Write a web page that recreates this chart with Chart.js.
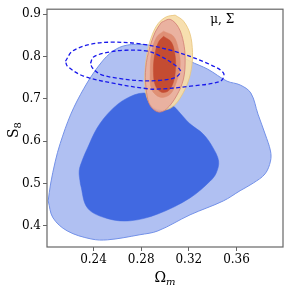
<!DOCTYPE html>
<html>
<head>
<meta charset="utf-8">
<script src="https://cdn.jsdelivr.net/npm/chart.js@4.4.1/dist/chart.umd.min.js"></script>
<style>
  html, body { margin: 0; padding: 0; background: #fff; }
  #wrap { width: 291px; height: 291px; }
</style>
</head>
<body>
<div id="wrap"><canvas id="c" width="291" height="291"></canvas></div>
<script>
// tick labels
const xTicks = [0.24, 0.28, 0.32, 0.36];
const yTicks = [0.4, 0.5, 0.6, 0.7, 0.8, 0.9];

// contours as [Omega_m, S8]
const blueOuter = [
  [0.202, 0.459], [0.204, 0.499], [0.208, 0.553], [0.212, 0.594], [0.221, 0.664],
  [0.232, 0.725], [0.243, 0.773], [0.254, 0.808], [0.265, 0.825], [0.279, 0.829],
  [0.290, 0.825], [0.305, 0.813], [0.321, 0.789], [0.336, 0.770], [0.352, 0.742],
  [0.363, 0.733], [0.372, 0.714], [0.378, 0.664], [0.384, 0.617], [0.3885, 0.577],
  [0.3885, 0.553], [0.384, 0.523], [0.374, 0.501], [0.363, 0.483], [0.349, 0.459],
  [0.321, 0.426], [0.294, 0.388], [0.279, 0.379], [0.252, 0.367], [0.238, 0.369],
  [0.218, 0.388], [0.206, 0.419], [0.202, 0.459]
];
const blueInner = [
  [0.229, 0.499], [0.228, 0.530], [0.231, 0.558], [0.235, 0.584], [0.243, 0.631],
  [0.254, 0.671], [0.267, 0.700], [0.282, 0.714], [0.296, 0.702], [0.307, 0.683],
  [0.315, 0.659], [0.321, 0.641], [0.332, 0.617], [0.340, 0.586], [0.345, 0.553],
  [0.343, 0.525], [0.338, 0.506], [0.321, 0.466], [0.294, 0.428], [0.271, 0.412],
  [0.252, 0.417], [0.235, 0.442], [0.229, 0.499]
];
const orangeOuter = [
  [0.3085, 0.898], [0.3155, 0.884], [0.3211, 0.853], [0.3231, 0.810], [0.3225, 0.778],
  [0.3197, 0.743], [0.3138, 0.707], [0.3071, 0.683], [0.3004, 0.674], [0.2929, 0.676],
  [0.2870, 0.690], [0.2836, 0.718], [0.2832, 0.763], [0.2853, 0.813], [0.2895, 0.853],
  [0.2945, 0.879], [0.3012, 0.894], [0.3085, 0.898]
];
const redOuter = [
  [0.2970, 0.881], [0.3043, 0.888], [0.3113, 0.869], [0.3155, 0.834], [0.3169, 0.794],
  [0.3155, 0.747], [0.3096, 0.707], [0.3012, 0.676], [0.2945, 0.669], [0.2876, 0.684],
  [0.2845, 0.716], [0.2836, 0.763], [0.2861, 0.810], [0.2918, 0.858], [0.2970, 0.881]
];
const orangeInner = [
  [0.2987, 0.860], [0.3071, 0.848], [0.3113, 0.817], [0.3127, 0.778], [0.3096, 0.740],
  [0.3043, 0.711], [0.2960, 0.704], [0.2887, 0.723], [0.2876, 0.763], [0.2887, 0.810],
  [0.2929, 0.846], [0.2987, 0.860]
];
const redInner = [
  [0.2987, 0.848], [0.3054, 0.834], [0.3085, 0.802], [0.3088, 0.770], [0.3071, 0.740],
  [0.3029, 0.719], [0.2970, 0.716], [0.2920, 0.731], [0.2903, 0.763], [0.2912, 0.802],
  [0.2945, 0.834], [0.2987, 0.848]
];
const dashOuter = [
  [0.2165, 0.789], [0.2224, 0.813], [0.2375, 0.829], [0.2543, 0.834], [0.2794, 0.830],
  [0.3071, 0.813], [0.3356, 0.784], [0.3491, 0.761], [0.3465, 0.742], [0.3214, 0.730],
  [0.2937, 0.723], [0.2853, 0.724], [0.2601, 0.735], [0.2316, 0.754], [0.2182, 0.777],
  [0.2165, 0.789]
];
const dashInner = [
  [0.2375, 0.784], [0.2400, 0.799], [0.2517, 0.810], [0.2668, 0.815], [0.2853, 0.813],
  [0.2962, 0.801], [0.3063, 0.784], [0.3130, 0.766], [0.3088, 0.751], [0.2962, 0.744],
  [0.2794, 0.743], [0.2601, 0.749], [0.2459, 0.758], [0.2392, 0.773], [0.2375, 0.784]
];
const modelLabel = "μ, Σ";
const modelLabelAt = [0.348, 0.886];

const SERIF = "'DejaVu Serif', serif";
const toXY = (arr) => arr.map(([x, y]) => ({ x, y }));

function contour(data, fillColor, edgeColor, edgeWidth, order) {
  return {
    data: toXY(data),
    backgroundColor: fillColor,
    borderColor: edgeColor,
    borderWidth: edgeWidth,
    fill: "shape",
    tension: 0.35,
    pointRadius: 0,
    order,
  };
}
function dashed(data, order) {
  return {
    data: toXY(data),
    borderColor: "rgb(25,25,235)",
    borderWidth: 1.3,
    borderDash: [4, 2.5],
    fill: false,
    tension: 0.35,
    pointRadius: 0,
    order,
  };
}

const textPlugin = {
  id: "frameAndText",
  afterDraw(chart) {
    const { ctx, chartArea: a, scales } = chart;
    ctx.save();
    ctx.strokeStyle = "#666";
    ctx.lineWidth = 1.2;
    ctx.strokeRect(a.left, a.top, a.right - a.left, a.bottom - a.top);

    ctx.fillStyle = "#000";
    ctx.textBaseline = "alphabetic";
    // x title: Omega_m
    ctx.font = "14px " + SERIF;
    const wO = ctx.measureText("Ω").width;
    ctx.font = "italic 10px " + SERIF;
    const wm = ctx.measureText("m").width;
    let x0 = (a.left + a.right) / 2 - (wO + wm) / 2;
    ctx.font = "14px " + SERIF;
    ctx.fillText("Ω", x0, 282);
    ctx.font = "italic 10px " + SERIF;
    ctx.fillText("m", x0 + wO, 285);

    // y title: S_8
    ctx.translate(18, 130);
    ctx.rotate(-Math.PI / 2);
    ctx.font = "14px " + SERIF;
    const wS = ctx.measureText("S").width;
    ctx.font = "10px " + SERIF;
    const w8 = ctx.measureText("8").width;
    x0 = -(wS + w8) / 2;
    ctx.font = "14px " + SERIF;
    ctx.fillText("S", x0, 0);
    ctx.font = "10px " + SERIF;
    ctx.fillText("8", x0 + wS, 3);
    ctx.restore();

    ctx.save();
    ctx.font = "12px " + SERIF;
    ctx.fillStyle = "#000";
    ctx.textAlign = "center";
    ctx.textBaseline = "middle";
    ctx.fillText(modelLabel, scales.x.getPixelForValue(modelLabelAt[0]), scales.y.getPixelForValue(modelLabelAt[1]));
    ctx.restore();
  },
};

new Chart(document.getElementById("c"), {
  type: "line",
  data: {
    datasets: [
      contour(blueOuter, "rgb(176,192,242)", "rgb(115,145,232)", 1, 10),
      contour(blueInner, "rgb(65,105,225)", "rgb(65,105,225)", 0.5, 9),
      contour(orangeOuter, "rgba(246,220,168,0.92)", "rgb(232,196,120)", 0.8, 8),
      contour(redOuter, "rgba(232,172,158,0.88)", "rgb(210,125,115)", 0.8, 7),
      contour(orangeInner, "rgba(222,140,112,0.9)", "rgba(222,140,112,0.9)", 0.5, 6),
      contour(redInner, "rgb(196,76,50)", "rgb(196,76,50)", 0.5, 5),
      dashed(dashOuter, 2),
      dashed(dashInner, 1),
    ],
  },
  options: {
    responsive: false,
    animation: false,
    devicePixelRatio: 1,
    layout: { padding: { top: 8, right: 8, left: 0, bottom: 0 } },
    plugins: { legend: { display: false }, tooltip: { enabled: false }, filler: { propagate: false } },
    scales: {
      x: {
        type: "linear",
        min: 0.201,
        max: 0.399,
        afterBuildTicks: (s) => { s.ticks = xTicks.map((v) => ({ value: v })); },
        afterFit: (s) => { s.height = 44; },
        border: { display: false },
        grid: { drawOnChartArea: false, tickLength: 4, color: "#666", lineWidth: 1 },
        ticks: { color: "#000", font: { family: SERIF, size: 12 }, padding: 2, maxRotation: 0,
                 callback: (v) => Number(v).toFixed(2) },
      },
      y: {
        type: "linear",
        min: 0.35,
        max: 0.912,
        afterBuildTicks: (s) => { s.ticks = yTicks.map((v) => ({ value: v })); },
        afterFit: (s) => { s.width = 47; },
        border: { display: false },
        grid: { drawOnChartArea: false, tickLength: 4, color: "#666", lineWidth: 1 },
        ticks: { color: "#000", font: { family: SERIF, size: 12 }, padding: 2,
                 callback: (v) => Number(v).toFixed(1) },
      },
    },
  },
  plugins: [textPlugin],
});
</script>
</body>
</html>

- - -

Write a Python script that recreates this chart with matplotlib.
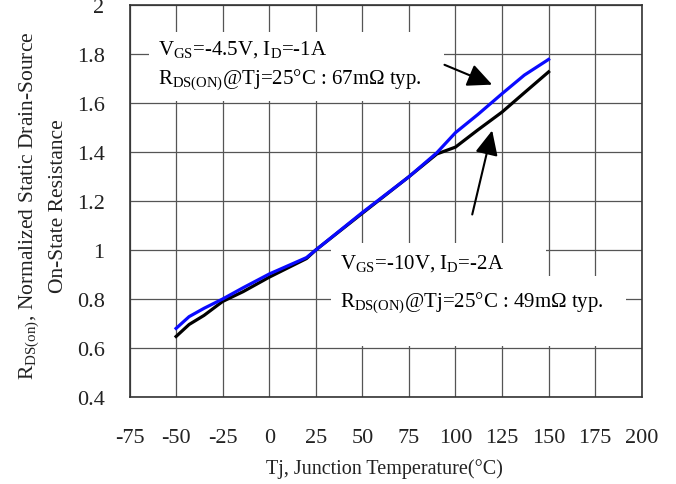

- - -

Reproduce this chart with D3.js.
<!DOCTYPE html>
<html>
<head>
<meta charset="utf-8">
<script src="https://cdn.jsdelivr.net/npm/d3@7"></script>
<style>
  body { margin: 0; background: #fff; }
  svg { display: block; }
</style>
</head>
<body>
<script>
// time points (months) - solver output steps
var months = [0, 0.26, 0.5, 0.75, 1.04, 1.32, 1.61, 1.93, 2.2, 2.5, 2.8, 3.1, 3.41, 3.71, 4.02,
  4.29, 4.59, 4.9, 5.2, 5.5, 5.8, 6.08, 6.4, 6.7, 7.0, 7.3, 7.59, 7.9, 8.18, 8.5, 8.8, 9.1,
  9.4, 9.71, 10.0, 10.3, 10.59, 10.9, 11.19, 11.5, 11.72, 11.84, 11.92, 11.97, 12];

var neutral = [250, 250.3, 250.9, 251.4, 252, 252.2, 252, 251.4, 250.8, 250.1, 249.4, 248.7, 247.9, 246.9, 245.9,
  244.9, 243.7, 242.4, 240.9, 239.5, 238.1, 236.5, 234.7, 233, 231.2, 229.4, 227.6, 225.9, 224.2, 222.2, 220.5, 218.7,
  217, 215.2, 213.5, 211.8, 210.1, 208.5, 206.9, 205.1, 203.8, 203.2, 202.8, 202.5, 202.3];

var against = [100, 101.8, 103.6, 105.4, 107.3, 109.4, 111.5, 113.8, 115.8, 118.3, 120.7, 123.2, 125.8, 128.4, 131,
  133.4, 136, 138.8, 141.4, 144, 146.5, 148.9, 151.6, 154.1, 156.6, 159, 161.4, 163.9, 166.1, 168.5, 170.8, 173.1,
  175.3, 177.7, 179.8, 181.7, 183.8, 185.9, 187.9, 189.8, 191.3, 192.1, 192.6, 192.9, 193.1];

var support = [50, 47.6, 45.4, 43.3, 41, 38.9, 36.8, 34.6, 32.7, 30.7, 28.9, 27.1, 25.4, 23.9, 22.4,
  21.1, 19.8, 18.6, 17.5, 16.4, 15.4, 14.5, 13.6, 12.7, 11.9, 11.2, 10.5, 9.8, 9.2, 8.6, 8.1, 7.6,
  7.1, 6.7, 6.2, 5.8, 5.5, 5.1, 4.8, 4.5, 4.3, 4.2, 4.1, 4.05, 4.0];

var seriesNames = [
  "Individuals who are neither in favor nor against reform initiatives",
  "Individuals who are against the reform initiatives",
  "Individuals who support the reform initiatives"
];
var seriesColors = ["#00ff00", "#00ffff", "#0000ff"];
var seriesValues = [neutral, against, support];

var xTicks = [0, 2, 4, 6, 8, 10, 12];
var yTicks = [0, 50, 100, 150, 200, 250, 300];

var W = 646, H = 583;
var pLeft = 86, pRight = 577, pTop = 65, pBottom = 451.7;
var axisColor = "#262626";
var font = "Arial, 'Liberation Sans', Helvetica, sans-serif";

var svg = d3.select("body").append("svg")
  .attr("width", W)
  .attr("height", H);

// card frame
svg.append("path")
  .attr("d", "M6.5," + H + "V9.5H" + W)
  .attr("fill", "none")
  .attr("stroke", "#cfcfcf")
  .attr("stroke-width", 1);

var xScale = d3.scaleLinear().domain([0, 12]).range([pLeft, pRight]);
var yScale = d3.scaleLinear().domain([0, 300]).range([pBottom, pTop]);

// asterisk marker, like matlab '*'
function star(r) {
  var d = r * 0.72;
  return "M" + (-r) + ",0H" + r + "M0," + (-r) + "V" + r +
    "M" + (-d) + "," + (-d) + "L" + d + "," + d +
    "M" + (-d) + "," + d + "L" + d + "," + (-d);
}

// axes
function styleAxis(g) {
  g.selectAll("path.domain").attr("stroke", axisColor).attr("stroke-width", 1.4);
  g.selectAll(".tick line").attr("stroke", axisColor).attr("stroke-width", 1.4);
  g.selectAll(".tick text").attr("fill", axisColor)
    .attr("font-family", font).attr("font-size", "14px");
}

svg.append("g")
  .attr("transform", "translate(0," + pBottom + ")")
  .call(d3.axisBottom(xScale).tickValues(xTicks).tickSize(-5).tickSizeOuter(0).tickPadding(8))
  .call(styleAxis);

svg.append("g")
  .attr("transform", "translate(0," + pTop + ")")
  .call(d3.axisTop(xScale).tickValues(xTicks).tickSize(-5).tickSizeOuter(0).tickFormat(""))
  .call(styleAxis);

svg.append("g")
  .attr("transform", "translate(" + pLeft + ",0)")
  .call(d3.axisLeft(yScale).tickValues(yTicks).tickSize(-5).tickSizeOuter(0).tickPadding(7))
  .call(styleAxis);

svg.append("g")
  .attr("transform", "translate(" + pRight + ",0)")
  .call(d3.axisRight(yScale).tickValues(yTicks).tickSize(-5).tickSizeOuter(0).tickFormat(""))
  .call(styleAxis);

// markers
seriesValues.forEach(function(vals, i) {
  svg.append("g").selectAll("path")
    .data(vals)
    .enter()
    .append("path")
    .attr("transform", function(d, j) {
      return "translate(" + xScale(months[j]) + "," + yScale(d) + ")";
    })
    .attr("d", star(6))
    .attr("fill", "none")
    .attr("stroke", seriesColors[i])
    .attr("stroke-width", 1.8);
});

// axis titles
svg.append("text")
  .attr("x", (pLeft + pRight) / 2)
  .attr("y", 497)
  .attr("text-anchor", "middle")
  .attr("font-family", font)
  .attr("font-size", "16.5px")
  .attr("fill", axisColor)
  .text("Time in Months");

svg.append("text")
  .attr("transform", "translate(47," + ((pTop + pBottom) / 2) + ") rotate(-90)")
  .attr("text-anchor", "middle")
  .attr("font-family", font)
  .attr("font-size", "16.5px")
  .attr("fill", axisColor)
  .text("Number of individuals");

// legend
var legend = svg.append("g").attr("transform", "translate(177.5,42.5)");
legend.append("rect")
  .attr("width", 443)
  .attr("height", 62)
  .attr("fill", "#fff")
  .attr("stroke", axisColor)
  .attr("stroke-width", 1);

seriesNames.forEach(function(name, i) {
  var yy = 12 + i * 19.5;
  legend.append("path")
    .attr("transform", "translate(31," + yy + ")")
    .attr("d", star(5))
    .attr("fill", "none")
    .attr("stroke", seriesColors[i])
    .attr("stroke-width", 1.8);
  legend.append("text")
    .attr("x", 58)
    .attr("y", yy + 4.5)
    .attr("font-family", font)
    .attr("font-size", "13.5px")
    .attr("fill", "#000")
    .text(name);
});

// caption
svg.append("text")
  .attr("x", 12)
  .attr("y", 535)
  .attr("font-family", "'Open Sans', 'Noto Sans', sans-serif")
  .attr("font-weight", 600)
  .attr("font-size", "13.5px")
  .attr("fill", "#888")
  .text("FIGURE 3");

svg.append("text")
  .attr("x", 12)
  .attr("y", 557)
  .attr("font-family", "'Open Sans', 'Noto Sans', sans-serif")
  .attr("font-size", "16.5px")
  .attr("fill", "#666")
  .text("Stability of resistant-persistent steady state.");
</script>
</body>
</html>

- - -

- SHORT EXERCISE -
Gather all lines with the string "this" from the data.

- FULL OUTPUT -
Write a web page that recreates this chart with Chart.js.
Write a Python script that recreates this chart with matplotlib.
Reproduce this chart with D3.js.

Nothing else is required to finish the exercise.